Revelations are the aberration of faith; they are an amusement that spoils simplicity in relation to God, that embarrasses the soul and makes it swerve from its directness in relation to God. They distract the soul and occupy it with other things than God. Special illuminations, auditions, prophecies and the rest are marks of weakness in a soul that cannot support the assaults of temptation or of anxiety about the future and God’s judgment upon it. Prophecies are also marks of creaturely curiosity in a soul to whom God is indulgent and to whom, as a father to his importunate child, he gives a few trifling sweet-meats to satisfy its appetite.
J. J. Olier
The slightest degree of sanctifying grace is superior to a miracle, which is supernatural only by reason of its cause, by its mode of production (quoad modum), not by its intimate reality; the life restored to a corpse is only the natural life, low indeed in comparison with that of grace.
R. Garrigou-Lagrange
Can you walk on water? You have done no better than a straw. Can you fly in the air? You have done no better than a bluebottle. Conquer your heart; then you may become somebody.
Ansari of Herat
THE abnormal bodily states, by which the immethate awareness of the divine Ground is often accompanied, are not, of course, essential parts of that experience. Many mystics, indeed, deplored such things as being signs, not of divine grace, but of the body’s weakness. To levitate, to go into trance, to lose the use of one’s senses—in De Condren’s words, this is “to receive the effects of God and his holy communications in a very animal and carnal way.”
“One ounce of sanctifying grace,” he (St François de Sales) used to say, “is worth more than a hundredweight of those graces which theologians call ‘gratuitous,’ among which is the gift of miracles. It is possible to receive such gifts and yet to be in mortal sin; nor are they necessary to salvation.”
Jean Pierre Camus
The Sufis regard miracles as “veils” intervening between the soul and God. The masters of Hindu spirituality urge their disciples to pay no attention to the siddhis, or psychic powers, which may come to them unsought, as a by-product of one-pointed contemplation. The cultivation of these powers, they warn, distracts the soul from Reality and sets up insurmountable obstacles in the way of enlightenment and deliverance. A similar attitude is taken by the best Buddhist teachers, and in one of the Pali scriptures there is an ancedote recording the Buddha’s own characteristically dry comment on a prodigious feat of levitation performed by one of his disciples. “This,” he said, “will not conduce to the conversion of the unconverted, nor to the advantage of the converted.” Then he went back to talking about deliverance.

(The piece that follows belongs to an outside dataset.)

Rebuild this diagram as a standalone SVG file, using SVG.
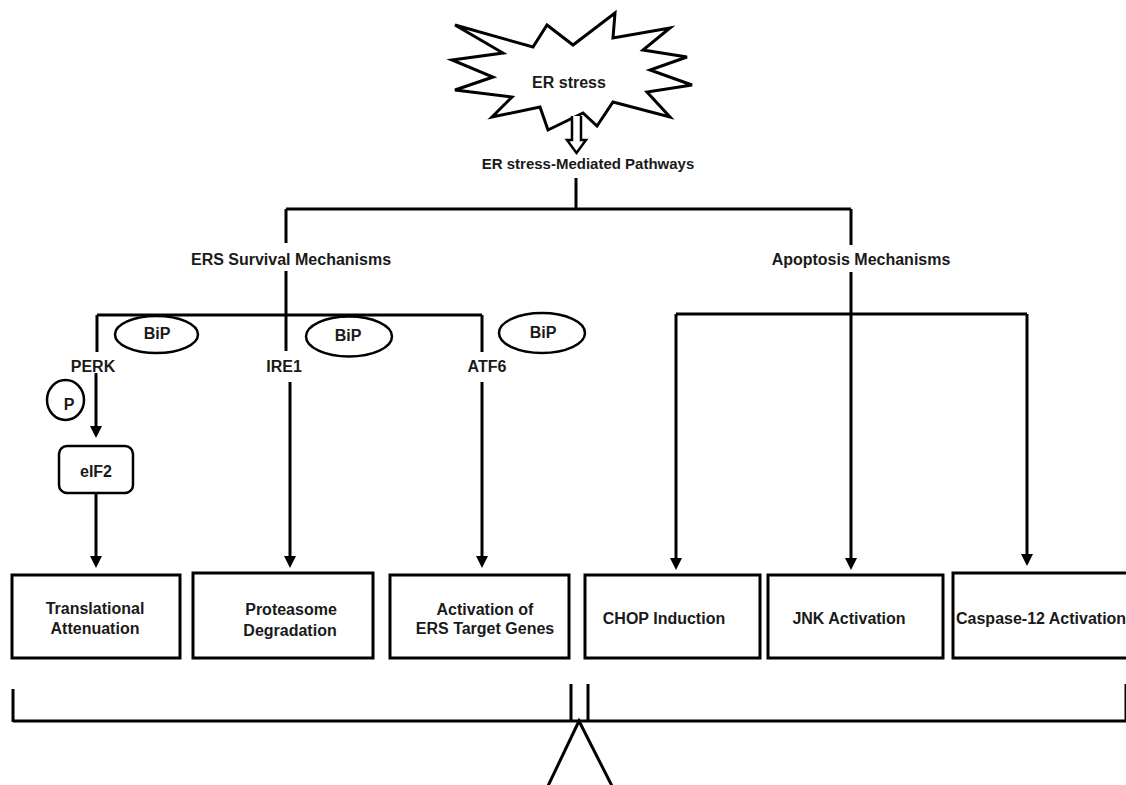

Because they know nothing of spirituality and regard the material world and their hypotheses about it as supremely significant, rationalists are anxious to convince themselves and others that miracles do not and cannot happen. Because they have had experience of the spiritual life and its by-products, the exponents of the Perennial Philosophy are convinced that miracles do happen, but regard them as things of little importance, and that mainly negative and anti-spiritual.
The miracles which at present are in greatest demand, and of which there is the steadest supply, are those of psychic healing. In what circumstances and to what extent the power of psychic healing should be used has been clearly indicated in the Gospel: “Whether is it easier to say to the sick of the palsy, Thy sins be forgiven thee; or to say, Arise, and take up thy bed and walk?” If one can “forgive sins,” one can safely use the gift of healing. But the forgiving of sins is possible, in its fulness, only to those who “speak with authority,” in virtue of being selfless channels of the divine Spirit. To these theocentric saints the ordinary, unregenerate human being reacts with a mixture of love and awe—longing to be close to them and yet constrained by their very holiness to say, “Depart from me, for I am a sinful man.” Such holiness makes holy to the extent that the sins of those who approach it are forgiven and they are enabled to make a new start, to face the consequences of their past wrong-doings (for of course the consequences remain) in a new spirit that makes it possible for them to neutralize the evil or turn it into positive good. A less perfect kind of forgiveness can be bestowed by those who are not themselves outstandingly holy, but who speak with the delegated authority of an institution which the sinner believes to be in some way a channel of supernatural grace. In this case the contact between unregenerate soul and divine Spirit is not direct, but is mediated through the sinner’s imagination.
Those who are holy in virtue of being selfless channels of the Spirit may practise psychic healing with perfect safety; for they will know which of the sick are ready to accept forgiveness along with the mere miracle of a bodily cure. Those who are not holy, but who can forgive sins in virtue of belonging to an institution which is believed to be a channel of grace may also practice healing with a fair confidence that they will not do more harm than good. But unfortunately the knack of psychic healing seems in some persons to be inborn, while others can acquire it without acquiring the smallest degree of holiness. (“It is possible to receive such graces and yet be in mortal sin.”) Such persons will use their knack indiscriminately, either to show off or for profit. Often they produce spectacular cures—but lacking the power to forgive sins or even to understand the psychological correlates, conditions or causes of the symptoms they have so miraculously dispelled, they leave a soul empty, swept and garnished against the coming of seven other devils worse than the first.